▶ **Information shown**:
[BEGIN]

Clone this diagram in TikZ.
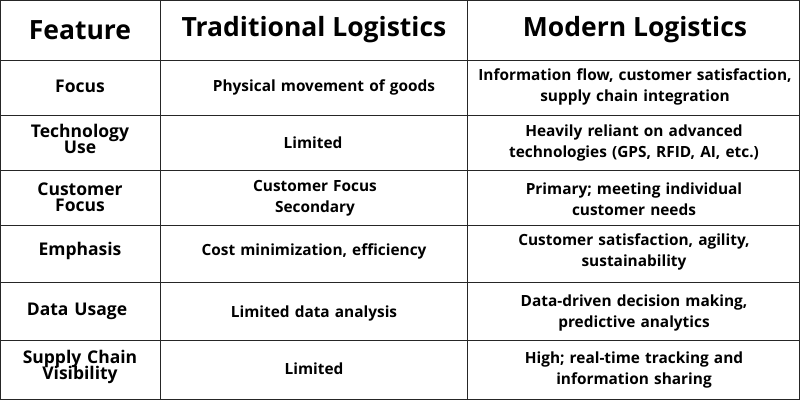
\documentclass[tikz,border=0pt]{standalone}
\usepackage{fontspec}
\setmainfont{Open Sans}
\begin{document}
\begin{tikzpicture}[x=1pt,y=-1pt,
  hd/.style={font=\fontsize{26.5}{29}\selectfont\bfseries,align=center},
  bd/.style={font=\fontsize{15.4}{21}\selectfont\bfseries,align=center,text width=320pt},
  c1/.style={font=\fontsize{17.5}{20}\selectfont\bfseries,align=center,text width=155pt},
  grid/.style={draw=black!85,line width=1pt}]
\fill[white] (0,0) rectangle (800,400);
\useasboundingbox (0,0) rectangle (800,400);
\draw[grid] (0.5,0.5) rectangle (799.5,399.5);
\foreach \y in {60,115,170,225,282,340} \draw[grid] (0,\y) -- (800,\y);
\draw[grid] (160,0) -- (160,400);
\draw[grid] (467,0) -- (467,400);
\node[hd] (h1) at (80,30) {Feature};
\node[hd] (h2) at (314,30) {Traditional Logistics};
\node[hd] (h3) at (635,30) {Modern Logistics};
\node[c1] (a1) at (80,86) {Focus};
\node[bd] (a2) at (324,87) {Physical movement of goods};
\node[bd] (a3) at (635,87) {Information flow, customer satisfaction,\\supply chain integration};
\node[c1] (b1) at (80,139) {Technology\\[-4pt]Use};
\node[bd] (b2) at (313,143) {Limited};
\node[bd] (b3) at (634,143) {Heavily reliant on advanced\\technologies (GPS, RFID, AI, etc.)};
\node[c1] (c1n) at (80,197) {Customer\\[-4pt]Focus};
\node[bd] (c2) at (315,198) {Customer Focus\\Secondary};
\node[bd] (c3) at (634,199) {Primary; meeting individual\\customer needs};
\node[c1] (d1) at (80,251) {Emphasis};
\node[bd] (d2) at (314,251) {Cost minimization, efficiency};
\node[bd] (d3) at (634,252) {Customer satisfaction, agility,\\sustainability};
\node[c1] (e1) at (77,311) {Data Usage};
\node[bd] (e2) at (314,313) {Limited data analysis};
\node[bd] (e3) at (634,313) {Data-driven decision making,\\predictive analytics};
\node[c1] (f1) at (80,367) {Supply Chain\\[-4pt]Visibility};
\node[bd] (f2) at (314,369) {Limited};
\node[bd] (f3) at (634,370) {High; real-time tracking and\\information sharing};
\end{tikzpicture}
\end{document}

[END]

▶ **Written task**: Copy each line in full and exactly, omitting any picture.

▶ **Solution to the exercise**:
Clone this diagram in TikZ.
\documentclass[tikz,border=0pt]{standalone}
\usepackage{fontspec}
\setmainfont{Open Sans}
\begin{document}
\begin{tikzpicture}[x=1pt,y=-1pt,
  hd/.style={font=\fontsize{26.5}{29}\selectfont\bfseries,align=center},
  bd/.style={font=\fontsize{15.4}{21}\selectfont\bfseries,align=center,text width=320pt},
  c1/.style={font=\fontsize{17.5}{20}\selectfont\bfseries,align=center,text width=155pt},
  grid/.style={draw=black!85,line width=1pt}]
\fill[white] (0,0) rectangle (800,400);
\useasboundingbox (0,0) rectangle (800,400);
\draw[grid] (0.5,0.5) rectangle (799.5,399.5);
\foreach \y in {60,115,170,225,282,340} \draw[grid] (0,\y) -- (800,\y);
\draw[grid] (160,0) -- (160,400);
\draw[grid] (467,0) -- (467,400);
\node[hd] (h1) at (80,30) {Feature};
\node[hd] (h2) at (314,30) {Traditional Logistics};
\node[hd] (h3) at (635,30) {Modern Logistics};
\node[c1] (a1) at (80,86) {Focus};
\node[bd] (a2) at (324,87) {Physical movement of goods};
\node[bd] (a3) at (635,87) {Information flow, customer satisfaction,\\supply chain integration};
\node[c1] (b1) at (80,139) {Technology\\[-4pt]Use};
\node[bd] (b2) at (313,143) {Limited};
\node[bd] (b3) at (634,143) {Heavily reliant on advanced\\technologies (GPS, RFID, AI, etc.)};
\node[c1] (c1n) at (80,197) {Customer\\[-4pt]Focus};
\node[bd] (c2) at (315,198) {Customer Focus\\Secondary};
\node[bd] (c3) at (634,199) {Primary; meeting individual\\customer needs};
\node[c1] (d1) at (80,251) {Emphasis};
\node[bd] (d2) at (314,251) {Cost minimization, efficiency};
\node[bd] (d3) at (634,252) {Customer satisfaction, agility,\\sustainability};
\node[c1] (e1) at (77,311) {Data Usage};
\node[bd] (e2) at (314,313) {Limited data analysis};
\node[bd] (e3) at (634,313) {Data-driven decision making,\\predictive analytics};
\node[c1] (f1) at (80,367) {Supply Chain\\[-4pt]Visibility};
\node[bd] (f2) at (314,369) {Limited};
\node[bd] (f3) at (634,370) {High; real-time tracking and\\information sharing};
\end{tikzpicture}
\end{document}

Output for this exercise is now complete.